As it prepares to announce its third-quarter earnings results, LPL Financial has removed a hurdle for advisors seeking to join a hybrid registered investment advisory group.
On Monday, national sales and consulting Managing Director Andy Kalbaugh said the firm is dropping the $50 million advisory assets requirement for new or existing advisors joining a hybrid RIA practice.
Advisors looking to be part of a hybrid RIA with LPL and bringing less than $25 million in advisory assets to its platform, though, will be charged up to 5 basis points. When advisors grow to have $25 million or more in LPL-custodied advisory AUM, the fee will be eliminated, according to Kalbaugh.
The firm, though, appears to be keeping in place a fee for assets custodied outside the firm.
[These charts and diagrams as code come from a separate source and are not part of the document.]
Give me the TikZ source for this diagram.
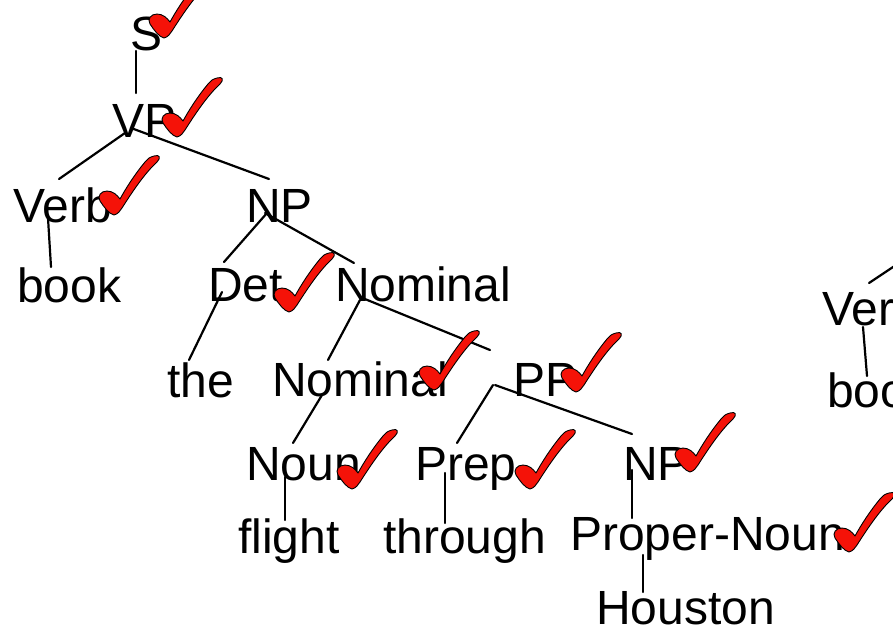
\documentclass[tikz,border=0pt]{standalone}
\usepackage{fontspec}
\setmainfont{Liberation Sans}
\usetikzlibrary{calc}
\definecolor{ckred}{RGB}{245,18,8}
\begin{document}
\begin{tikzpicture}[x=1pt,y=-1pt,
  lbl/.style={anchor=base west,inner sep=0pt,outer sep=0pt,font=\fontsize{48}{56}\selectfont},
  edge/.style={line width=2.2pt,line cap=round},
  checkmk/.pic={\filldraw[fill=ckred,draw=black,line width=0.9pt,line join=round]
    (0,1) .. controls (4,0) and (6,-3) .. (8,-6)
    .. controls (20,-25) and (32,-42) .. (43,-52)
    .. controls (47,-56) and (46,-60) .. (40,-58)
    .. controls (36,-57) and (33,-55) .. (31,-52)
    .. controls (21,-40) and (12,-26) .. (6,-15)
    .. controls (3,-19) and (-1,-23) .. (-7,-23)
    .. controls (-13,-23) and (-17,-18) .. (-14,-13)
    .. controls (-10,-7) and (-5,0) .. (0,1) -- cycle;}]
\useasboundingbox (0,0) rectangle (893,635);
\clip (0,0) rectangle (893,635);
% nodes
\node[lbl] (S) at (130,50) {S};
\node[lbl] (VP) at (112,137) {VP};
\node[lbl] (Verb) at (13,222) {Verb};
\node[lbl] (book) at (17,302) {book};
\node[lbl] (NP) at (246,222) {NP};
\node[lbl] (Det) at (208,301) {Det};
\node[lbl] (Nom1) at (335,301) {Nominal};
\node[lbl] (the) at (167,397) {the};
\node[lbl] (Nom2) at (272,396) {Nominal};
\node[lbl] (PP) at (513,396) {PP};
\node[lbl] (Noun) at (246,480) {Noun};
\node[lbl] (flight) at (238,553) {flight};
\node[lbl] (Prep) at (415,480) {Prep};
\node[lbl] (NP2) at (623,480) {NP};
\node[lbl] (through) at (383,553) {through};
\node[lbl] (PN) at (570,550) {Proper-Noun};
\node[lbl] (Houston) at (596,624) {Houston};
\node[lbl] (Ver) at (822,325) {Ver};
\node[lbl] (boo) at (827,407) {boo};
\coordinate (up) at (905,259);
% connectors
\draw[edge] ([shift={(6,1)}]S.base west) -- ([shift={(24,-44)}]VP.base west);
\draw[edge] ([shift={(13,-4)}]VP.base west) -- ([shift={(46,-43)}]Verb.base west);
\draw[edge] ([shift={(19,-9)}]VP.base west) -- ([shift={(23,-43)}]NP.base west);
\draw[edge] ([shift={(35,-4)}]Verb.base west) -- ([shift={(34,-35)}]book.base west);
\draw[edge] ([shift={(21,-9)}]NP.base west) -- ([shift={(16,-39)}]Det.base west);
\draw[edge] ([shift={(19,-9)}]NP.base west) -- ([shift={(19,-38)}]Nom1.base west);
\draw[edge] ([shift={(14,-9)}]Det.base west) -- ([shift={(22,-37)}]the.base west);
\draw[edge] ([shift={(25,-1)}]Nom1.base west) -- ([shift={(56,-36)}]Nom2.base west);
\draw[edge] ([shift={(25,-4)}]Nom1.base west) -- ([shift={(-23,-46)}]PP.base west);
\draw[edge] ([shift={(50,-1)}]Nom2.base west) -- ([shift={(47,-37)}]Noun.base west);
\draw[edge] ([shift={(-20,-11)}]PP.base west) -- ([shift={(42,-37)}]Prep.base west);
\draw[edge] ([shift={(-18,-11)}]PP.base west) -- ([shift={(9,-46)}]NP2.base west);
\draw[edge] ([shift={(39,-3)}]Noun.base west) -- ([shift={(47,-33)}]flight.base west);
\draw[edge] ([shift={(30,-7)}]Prep.base west) -- ([shift={(62,-30)}]through.base west);
\draw[edge] ([shift={(9,-10)}]NP2.base west) -- ([shift={(62,-32)}]PN.base west);
\draw[edge] ([shift={(73,5)}]PN.base west) -- ([shift={(47,-32)}]Houston.base west);
\draw[edge] ([shift={(47,-42)}]Ver.base west) -- (up);
\draw[edge] ([shift={(41,2)}]Ver.base west) -- ([shift={(40,-31)}]boo.base west);
% check marks
\pic at (164,37) {checkmk};
\pic at (177,136) {checkmk};
\pic at (114,214) {checkmk};
\pic at (289,311) {checkmk};
\pic at (434,389) {checkmk};
\pic at (576,391) {checkmk};
\pic at (352,488) {checkmk};
\pic at (530,488) {checkmk};
\pic at (690,471) {checkmk};
\pic at (849,551) {checkmk};
\end{tikzpicture}
\end{document}
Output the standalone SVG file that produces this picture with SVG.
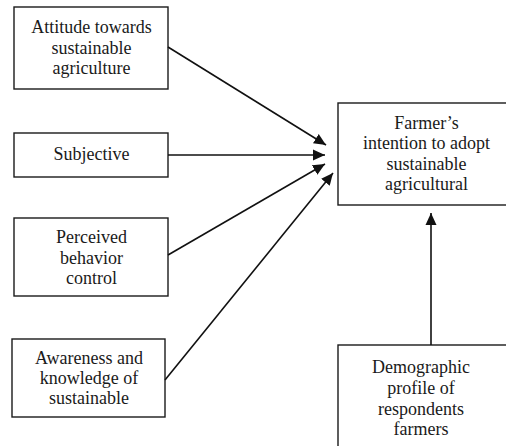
<svg xmlns="http://www.w3.org/2000/svg" width="506" height="446" viewBox="0 0 506 446">
<style>
.box{fill:#fff;stroke:#1a1a1a;stroke-width:1.4}
.lbl{font-family:"Liberation Serif","Times New Roman",serif;font-size:18px;fill:#1a1a1a;text-anchor:middle}
.conn{stroke:#111;stroke-width:1.6;fill:none}
</style>
<defs>
<marker id="ah" markerUnits="userSpaceOnUse" markerWidth="14" markerHeight="12" refX="12" refY="6" orient="auto">
<path d="M0,0.5 L12,6 L0,11.5 Z" fill="#111"/>
</marker>
</defs>
<rect width="506" height="446" fill="#fff"/>
<g id="attitude">
<rect class="box" x="14" y="7" width="154" height="82"/>
<text class="lbl" x="91.5" y="33">Attitude towards</text>
<text class="lbl" x="91.5" y="53.5">sustainable</text>
<text class="lbl" x="91.5" y="74">agriculture</text>
</g>
<g id="subjective">
<rect class="box" x="14" y="133" width="154" height="44"/>
<text class="lbl" x="91.5" y="160">Subjective</text>
</g>
<g id="perceived">
<rect class="box" x="14" y="218" width="154" height="78"/>
<text class="lbl" x="91.5" y="243">Perceived</text>
<text class="lbl" x="91.5" y="263.5">behavior</text>
<text class="lbl" x="91.5" y="283.5">control</text>
</g>
<g id="awareness">
<rect class="box" x="12" y="339" width="153" height="78"/>
<text class="lbl" x="89" y="364">Awareness and</text>
<text class="lbl" x="89" y="384">knowledge of</text>
<text class="lbl" x="89" y="404">sustainable</text>
</g>
<g id="intention">
<rect class="box" x="338" y="103" width="200" height="102"/>
<text class="lbl" x="426.5" y="129">Farmer’s</text>
<text class="lbl" x="426.5" y="149">intention to adopt</text>
<text class="lbl" x="426.5" y="169.5">sustainable</text>
<text class="lbl" x="426.5" y="190">agricultural</text>
</g>
<g id="demographic">
<rect class="box" x="338" y="345" width="200" height="130"/>
<text class="lbl" x="421" y="373">Demographic</text>
<text class="lbl" x="421" y="393.5">profile of</text>
<text class="lbl" x="421" y="414.5">respondents</text>
<text class="lbl" x="421" y="435">farmers</text>
</g>
<g id="connectors">
<line class="conn" x1="168" y1="47" x2="326" y2="145" marker-end="url(#ah)"/>
<line class="conn" x1="168" y1="155" x2="325" y2="155" stroke-width="2" marker-end="url(#ah)"/>
<line class="conn" x1="168" y1="255" x2="325" y2="164" marker-end="url(#ah)"/>
<line class="conn" x1="165" y1="380" x2="333" y2="173" marker-end="url(#ah)"/>
<line class="conn" x1="431" y1="345" x2="431" y2="213" marker-end="url(#ah)"/>
</g>
</svg>
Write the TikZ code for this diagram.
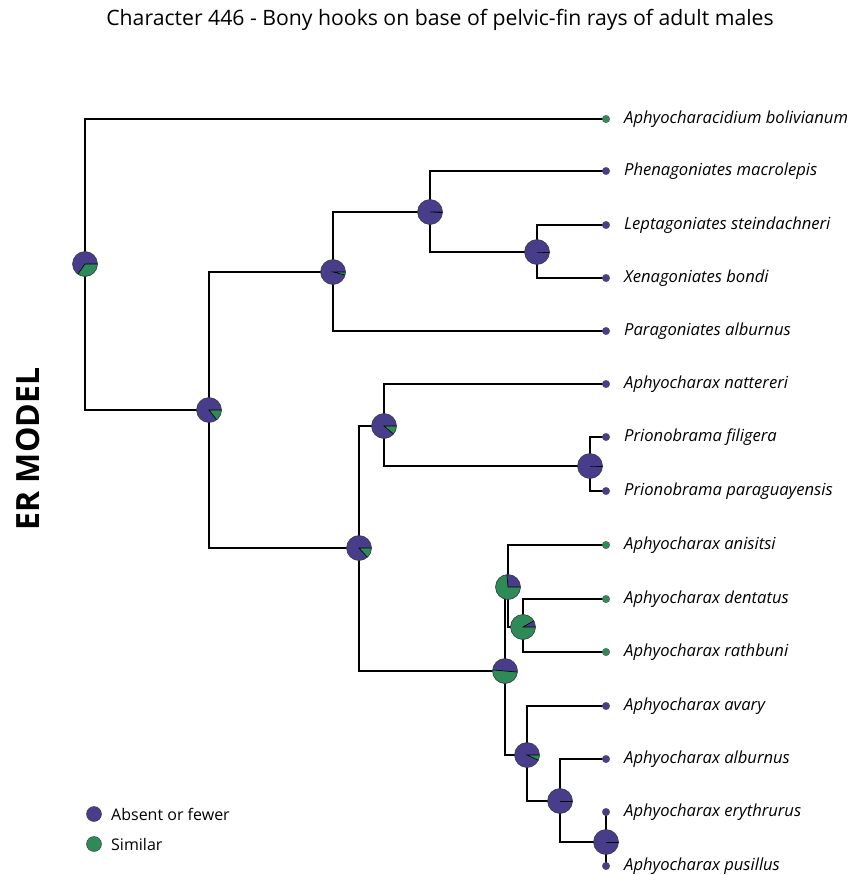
\documentclass[tikz,border=0pt]{standalone}
\usepackage{fontspec}
\setmainfont{Open Sans}
\definecolor{pur}{RGB}{72,61,139}
\definecolor{grn}{RGB}{46,139,87}
\tikzset{
  branch/.style={line width=1.1pt, black},
  tiplabel/.style={anchor=west, font=\fontsize{16.6}{19}\selectfont\itshape, inner sep=0pt},
  tipdot/.style={circle, fill=pur, draw=black!70, line width=0.3pt, minimum size=7.5pt, inner sep=0pt},
  legdot/.style={circle, draw=black!80, line width=0.4pt, minimum size=15pt, inner sep=0pt},
  legtext/.style={anchor=west, font=\fontsize{16}{19}\selectfont, inner sep=0pt},
  pienode/.style={circle, minimum size=25pt, inner sep=0pt}
}
% \pienode{name}{x}{y}{green start}{green end} (tikz angles, y flipped)
\newcommand\pienode[5]{%
  \node[pienode] (#1) at (#2,#3) {};
  \fill[pur] (#2,#3) circle[radius=12.5];
  \fill[grn] (#2,#3) -- ++(#4:12.5) arc[start angle=#4, end angle=#5, radius=12.5] -- cycle;
  \draw[black, line width=0.6pt] ($(#2,#3)+(#4:12.5)$) -- (#2,#3) -- ($(#2,#3)+(#5:12.5)$);
  \draw[black!80, line width=0.5pt] (#2,#3) circle[radius=12.5];
}
\usetikzlibrary{calc}
\begin{document}
\begin{tikzpicture}[x=1pt,y=-1pt]
\useasboundingbox (0,0) rectangle (851,875);
% title
\node[font=\fontsize{21.2}{25}\selectfont] (title) at (440,20) {Character 446 - Bony hooks on base of pelvic-fin rays of adult males};
\node[rotate=90, font=\fontsize{32}{36}\selectfont\bfseries] (model) at (28,449) {ER MODEL};
% tips
\foreach \n/\y/\t in {t1/119/Aphyocharacidium bolivianum, t2/171/Phenagoniates macrolepis, t3/225/Leptagoniates steindachneri, t4/278/Xenagoniates bondi, t5/331/Paragoniates alburnus, t6/384/Aphyocharax nattereri, t7/437/Prionobrama filigera, t8/491/Prionobrama paraguayensis, t9/545/Aphyocharax anisitsi, t10/599/Aphyocharax dentatus, t11/652/Aphyocharax rathbuni, t12/706/Aphyocharax avary, t13/759/Aphyocharax alburnus, t14/812/Aphyocharax erythrurus, t15/866/Aphyocharax pusillus}{
  \coordinate (\n) at (606,\y);
  \node[tiplabel] (\n l) at (624,\y) {\t};
}
% internal node coordinates
\coordinate (R) at (85,264);
\coordinate (A) at (209,410);
\coordinate (B) at (333,272);
\coordinate (D) at (430,212);
\coordinate (E) at (537,252);
\coordinate (C) at (359,548);
\coordinate (F) at (384,426);
\coordinate (H) at (590,466);
\coordinate (G) at (505,671);
\coordinate (I) at (508,587);
\coordinate (K) at (523,627);
\coordinate (J) at (527,755);
\coordinate (L) at (560,801);
\coordinate (M) at (606,842);
% branches
\draw[branch] (t1) -| (R) |- (A);
\draw[branch] (B) -| (A) |- (C);
\draw[branch] (D) -| (B) |- (t5);
\draw[branch] (t2) -| (D) |- (E);
\draw[branch] (t3) -| (E) |- (t4);
\draw[branch] (F) -| (C) |- (G);
\draw[branch] (t6) -| (F) |- (H);
\draw[branch] (t7) -| (H) |- (t8);
\draw[branch] (I) -| (G) |- (J);
\draw[branch] (t9) -| (I) |- (K);
\draw[branch] (t10) -| (K) |- (t11);
\draw[branch] (t12) -| (J) |- (L);
\draw[branch] (t13) -| (L) |- (M);
\draw[branch] (t14) -- (M) -- (t15);
% tip dots
\foreach \n/\c in {t1/grn,t2/pur,t3/pur,t4/pur,t5/pur,t6/pur,t7/pur,t8/pur,t9/grn,t10/grn,t11/grn,t12/pur,t13/pur,t14/pur,t15/pur}{
  \node[tipdot, fill=\c] (\n d) at (\n) {};
}
% pies
\pienode{pR}{85}{264}{0}{125}
\pienode{pA}{209}{410}{0}{52}
\pienode{pB}{333}{272}{0}{14}
\pienode{pD}{430}{212}{0}{3}
\pienode{pE}{537}{252}{0}{0}
\pienode{pC}{359}{548}{0}{48}
\pienode{pF}{384}{426}{0}{40}
\pienode{pH}{590}{466}{0}{0}
\pienode{pG}{505}{671}{5}{185}
\pienode{pI}{508}{587}{0}{265}
\pienode{pK}{523}{627}{0}{330}
\pienode{pJ}{527}{755}{0}{25}
\pienode{pL}{560}{801}{0}{0}
\pienode{pM}{606}{842}{0}{0}
% legend
\node[legdot, fill=pur] (l1) at (94,814) {};
\node[legdot, fill=grn] (l2) at (94,844) {};
\node[legtext] (l1t) at (111,814) {Absent or fewer};
\node[legtext] (l2t) at (111,844) {Similar};
\end{tikzpicture}
\end{document}
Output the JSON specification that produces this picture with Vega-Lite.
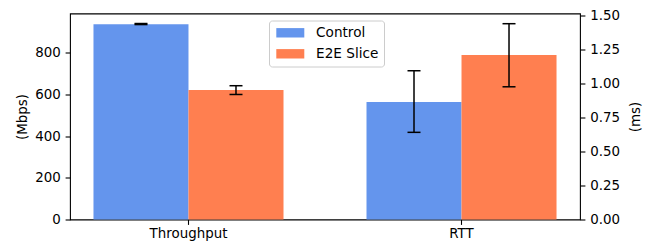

“It’s good to drop the $50 million requirement,” said recruiter Jon Henschen, in an interview. “But if advisors have under $25 million they get a charge. … And those custodying AUM outside the firm are charged [several] basis points.”
“A lot of represents seem to be under that [$50 million] level,” Henschen explained, “and I imaging that [LPL] got lots of pushback about that pushing for lowering of the bar.”
LPL CEO Dan Arnold described the firm’s “soul searching” over the $50 million bar this summer during its Focus conference in Boston.
“It’s a great question,” he said. “We try to make make sure that we are aligning the key models that we offer for profitable growth going forward… We would much prefer to change it and are constantly looking at it.”